### Exercise aim
Which lines in the material below contain the word "this"? Copy each of them.
○ ○ ○ ○ ○ ○ ○
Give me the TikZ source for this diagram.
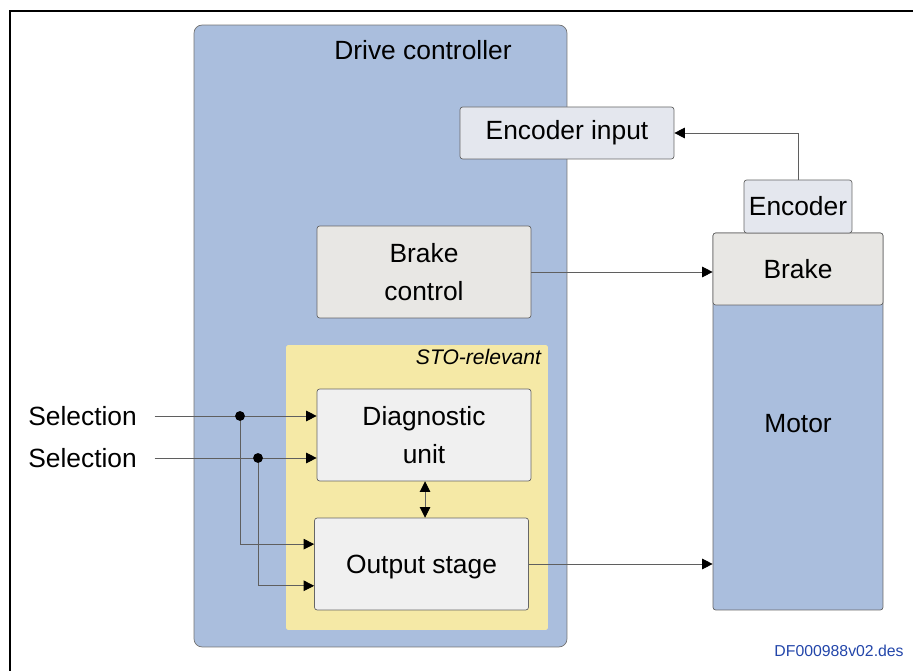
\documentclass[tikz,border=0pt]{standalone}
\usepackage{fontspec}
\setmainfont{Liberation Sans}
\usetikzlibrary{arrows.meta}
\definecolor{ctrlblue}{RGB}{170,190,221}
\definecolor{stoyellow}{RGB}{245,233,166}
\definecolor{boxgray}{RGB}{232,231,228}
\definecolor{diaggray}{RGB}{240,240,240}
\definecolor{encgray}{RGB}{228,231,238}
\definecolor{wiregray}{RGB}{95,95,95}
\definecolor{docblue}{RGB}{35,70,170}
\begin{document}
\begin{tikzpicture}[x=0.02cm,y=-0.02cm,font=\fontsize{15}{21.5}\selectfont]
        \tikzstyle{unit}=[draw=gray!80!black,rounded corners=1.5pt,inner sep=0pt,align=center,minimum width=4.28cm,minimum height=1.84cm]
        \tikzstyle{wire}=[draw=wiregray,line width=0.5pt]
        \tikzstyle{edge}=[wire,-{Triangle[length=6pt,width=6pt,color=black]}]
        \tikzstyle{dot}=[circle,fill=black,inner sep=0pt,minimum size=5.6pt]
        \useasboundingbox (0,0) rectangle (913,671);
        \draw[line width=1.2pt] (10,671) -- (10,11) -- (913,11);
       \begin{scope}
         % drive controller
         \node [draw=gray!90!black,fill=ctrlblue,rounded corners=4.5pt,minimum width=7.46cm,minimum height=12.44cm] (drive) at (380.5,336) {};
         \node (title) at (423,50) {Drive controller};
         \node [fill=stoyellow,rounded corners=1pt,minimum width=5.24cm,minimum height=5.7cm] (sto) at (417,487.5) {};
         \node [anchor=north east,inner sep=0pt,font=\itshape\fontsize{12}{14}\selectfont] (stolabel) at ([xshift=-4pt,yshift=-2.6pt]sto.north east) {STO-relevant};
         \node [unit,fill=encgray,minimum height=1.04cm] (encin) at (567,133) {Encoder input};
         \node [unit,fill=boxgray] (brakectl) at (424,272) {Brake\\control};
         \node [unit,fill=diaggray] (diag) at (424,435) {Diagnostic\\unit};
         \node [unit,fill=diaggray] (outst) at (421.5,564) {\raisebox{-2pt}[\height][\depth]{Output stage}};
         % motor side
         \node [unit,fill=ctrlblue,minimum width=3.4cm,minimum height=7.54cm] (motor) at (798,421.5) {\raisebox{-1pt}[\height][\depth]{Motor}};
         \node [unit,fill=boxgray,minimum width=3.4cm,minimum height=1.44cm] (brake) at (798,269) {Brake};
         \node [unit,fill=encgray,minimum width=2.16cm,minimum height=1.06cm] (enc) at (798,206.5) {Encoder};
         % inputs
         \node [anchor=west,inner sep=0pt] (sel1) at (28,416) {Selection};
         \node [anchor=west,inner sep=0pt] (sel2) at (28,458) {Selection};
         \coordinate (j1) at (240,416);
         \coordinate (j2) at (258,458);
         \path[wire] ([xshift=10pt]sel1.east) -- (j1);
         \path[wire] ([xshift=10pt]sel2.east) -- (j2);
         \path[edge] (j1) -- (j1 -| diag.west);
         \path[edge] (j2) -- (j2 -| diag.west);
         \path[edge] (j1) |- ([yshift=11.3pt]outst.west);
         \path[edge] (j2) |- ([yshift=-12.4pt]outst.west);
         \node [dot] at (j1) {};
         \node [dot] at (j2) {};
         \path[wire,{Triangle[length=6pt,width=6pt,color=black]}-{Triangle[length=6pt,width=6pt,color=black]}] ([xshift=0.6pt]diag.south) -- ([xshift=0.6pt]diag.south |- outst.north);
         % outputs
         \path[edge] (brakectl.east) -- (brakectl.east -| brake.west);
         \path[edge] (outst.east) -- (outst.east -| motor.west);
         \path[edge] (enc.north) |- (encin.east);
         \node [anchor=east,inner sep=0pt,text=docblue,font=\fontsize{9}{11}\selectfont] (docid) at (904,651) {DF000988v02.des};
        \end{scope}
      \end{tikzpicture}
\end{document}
○ ○ ○ ○ ○ ○ ○
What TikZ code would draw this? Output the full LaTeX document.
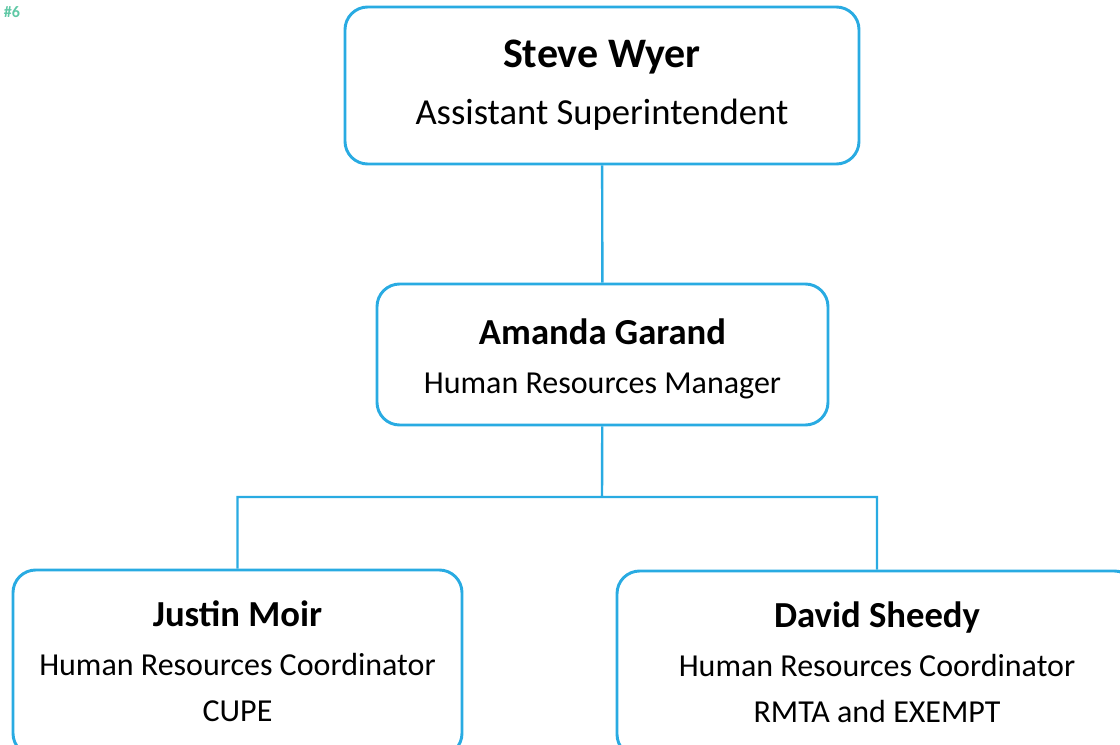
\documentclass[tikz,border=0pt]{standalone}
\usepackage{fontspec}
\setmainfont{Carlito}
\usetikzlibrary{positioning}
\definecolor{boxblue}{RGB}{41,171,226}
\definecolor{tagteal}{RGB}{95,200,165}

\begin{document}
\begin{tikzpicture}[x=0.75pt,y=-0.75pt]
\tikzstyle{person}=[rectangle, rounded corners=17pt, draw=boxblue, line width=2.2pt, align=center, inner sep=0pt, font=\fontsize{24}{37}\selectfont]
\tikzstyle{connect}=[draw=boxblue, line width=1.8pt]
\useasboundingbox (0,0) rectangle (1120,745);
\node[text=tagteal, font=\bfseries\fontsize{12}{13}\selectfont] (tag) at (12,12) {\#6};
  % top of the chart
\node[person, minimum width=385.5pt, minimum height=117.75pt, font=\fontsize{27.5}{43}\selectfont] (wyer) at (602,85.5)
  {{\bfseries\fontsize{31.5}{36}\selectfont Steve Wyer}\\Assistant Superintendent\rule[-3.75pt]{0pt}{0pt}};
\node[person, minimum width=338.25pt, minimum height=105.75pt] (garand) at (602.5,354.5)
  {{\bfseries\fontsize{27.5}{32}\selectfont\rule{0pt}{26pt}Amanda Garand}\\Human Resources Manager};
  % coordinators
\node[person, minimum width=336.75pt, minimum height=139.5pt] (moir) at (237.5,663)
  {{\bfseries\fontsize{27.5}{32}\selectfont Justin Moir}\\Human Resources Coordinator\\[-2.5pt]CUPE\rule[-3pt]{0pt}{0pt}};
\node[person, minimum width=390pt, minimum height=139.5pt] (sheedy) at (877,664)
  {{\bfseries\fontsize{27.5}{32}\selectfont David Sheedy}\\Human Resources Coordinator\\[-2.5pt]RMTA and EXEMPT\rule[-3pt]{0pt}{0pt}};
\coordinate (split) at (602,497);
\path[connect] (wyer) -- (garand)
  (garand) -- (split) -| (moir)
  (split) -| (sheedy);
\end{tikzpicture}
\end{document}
○ ○ ○ ○ ○ ○ ○
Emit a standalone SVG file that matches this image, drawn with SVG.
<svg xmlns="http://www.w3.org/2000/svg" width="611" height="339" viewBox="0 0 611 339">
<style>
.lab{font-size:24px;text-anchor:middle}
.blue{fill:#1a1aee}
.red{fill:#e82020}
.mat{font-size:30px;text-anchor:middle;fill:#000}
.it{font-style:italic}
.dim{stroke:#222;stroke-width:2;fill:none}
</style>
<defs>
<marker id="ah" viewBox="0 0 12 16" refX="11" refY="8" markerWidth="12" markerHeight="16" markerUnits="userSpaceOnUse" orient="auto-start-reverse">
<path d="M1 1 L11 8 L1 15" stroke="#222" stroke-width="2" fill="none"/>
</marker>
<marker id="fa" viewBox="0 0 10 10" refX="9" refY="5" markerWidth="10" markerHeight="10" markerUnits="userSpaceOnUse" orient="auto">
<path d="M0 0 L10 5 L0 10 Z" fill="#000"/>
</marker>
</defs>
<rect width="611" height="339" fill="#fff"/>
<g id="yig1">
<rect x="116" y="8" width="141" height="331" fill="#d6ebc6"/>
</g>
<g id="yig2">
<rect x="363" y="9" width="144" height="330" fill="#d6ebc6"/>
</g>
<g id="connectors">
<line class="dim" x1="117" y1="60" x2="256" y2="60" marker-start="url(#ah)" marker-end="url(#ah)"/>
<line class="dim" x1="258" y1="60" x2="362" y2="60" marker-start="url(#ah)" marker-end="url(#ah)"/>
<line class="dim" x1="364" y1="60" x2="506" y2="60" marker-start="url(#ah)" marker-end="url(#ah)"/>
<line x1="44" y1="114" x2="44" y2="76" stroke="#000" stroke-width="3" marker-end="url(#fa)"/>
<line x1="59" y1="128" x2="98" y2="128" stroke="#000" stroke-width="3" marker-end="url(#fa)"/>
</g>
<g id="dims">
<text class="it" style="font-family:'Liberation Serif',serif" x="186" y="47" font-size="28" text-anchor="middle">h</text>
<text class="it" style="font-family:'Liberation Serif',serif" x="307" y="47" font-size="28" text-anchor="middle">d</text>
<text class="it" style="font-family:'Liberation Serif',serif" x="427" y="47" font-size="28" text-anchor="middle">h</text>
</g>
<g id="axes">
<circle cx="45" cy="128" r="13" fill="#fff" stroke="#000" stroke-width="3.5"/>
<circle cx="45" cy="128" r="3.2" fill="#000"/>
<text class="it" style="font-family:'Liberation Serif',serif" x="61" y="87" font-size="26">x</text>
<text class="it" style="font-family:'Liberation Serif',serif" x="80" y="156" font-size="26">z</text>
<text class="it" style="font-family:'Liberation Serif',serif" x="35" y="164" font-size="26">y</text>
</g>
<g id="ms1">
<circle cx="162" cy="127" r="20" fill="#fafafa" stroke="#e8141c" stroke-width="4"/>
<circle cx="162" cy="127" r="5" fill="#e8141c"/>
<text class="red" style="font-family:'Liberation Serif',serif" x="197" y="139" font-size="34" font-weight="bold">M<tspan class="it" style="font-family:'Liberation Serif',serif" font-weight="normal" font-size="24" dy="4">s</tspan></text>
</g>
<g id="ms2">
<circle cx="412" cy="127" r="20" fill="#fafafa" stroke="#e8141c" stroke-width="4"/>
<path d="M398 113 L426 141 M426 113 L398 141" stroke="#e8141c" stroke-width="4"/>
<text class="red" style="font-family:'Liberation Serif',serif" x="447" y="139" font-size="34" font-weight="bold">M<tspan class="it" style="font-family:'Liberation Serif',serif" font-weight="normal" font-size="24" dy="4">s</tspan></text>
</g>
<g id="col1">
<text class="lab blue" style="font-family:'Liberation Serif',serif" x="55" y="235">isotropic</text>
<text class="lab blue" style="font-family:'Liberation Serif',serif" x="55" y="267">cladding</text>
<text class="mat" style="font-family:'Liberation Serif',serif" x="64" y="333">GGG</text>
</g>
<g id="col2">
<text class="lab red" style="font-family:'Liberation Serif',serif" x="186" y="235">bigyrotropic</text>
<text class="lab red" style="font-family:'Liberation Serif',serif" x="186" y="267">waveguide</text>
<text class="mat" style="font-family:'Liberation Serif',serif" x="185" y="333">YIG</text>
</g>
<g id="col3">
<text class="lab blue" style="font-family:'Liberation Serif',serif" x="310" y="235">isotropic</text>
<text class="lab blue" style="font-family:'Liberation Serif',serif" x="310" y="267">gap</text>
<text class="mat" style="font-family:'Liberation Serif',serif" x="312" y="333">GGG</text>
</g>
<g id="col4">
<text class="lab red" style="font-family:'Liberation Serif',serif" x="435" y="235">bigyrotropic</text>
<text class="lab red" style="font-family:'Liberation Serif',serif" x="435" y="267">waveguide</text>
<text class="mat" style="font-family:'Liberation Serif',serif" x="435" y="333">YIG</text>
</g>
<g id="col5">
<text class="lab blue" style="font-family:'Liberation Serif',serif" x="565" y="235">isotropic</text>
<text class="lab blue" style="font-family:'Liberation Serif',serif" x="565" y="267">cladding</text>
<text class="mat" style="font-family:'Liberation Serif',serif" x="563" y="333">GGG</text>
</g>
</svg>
○ ○ ○ ○ ○ ○ ○
### Full output
Give me the TikZ source for this diagram.
What TikZ code would draw this? Output the full LaTeX document.
Emit a standalone SVG file that matches this image, drawn with SVG.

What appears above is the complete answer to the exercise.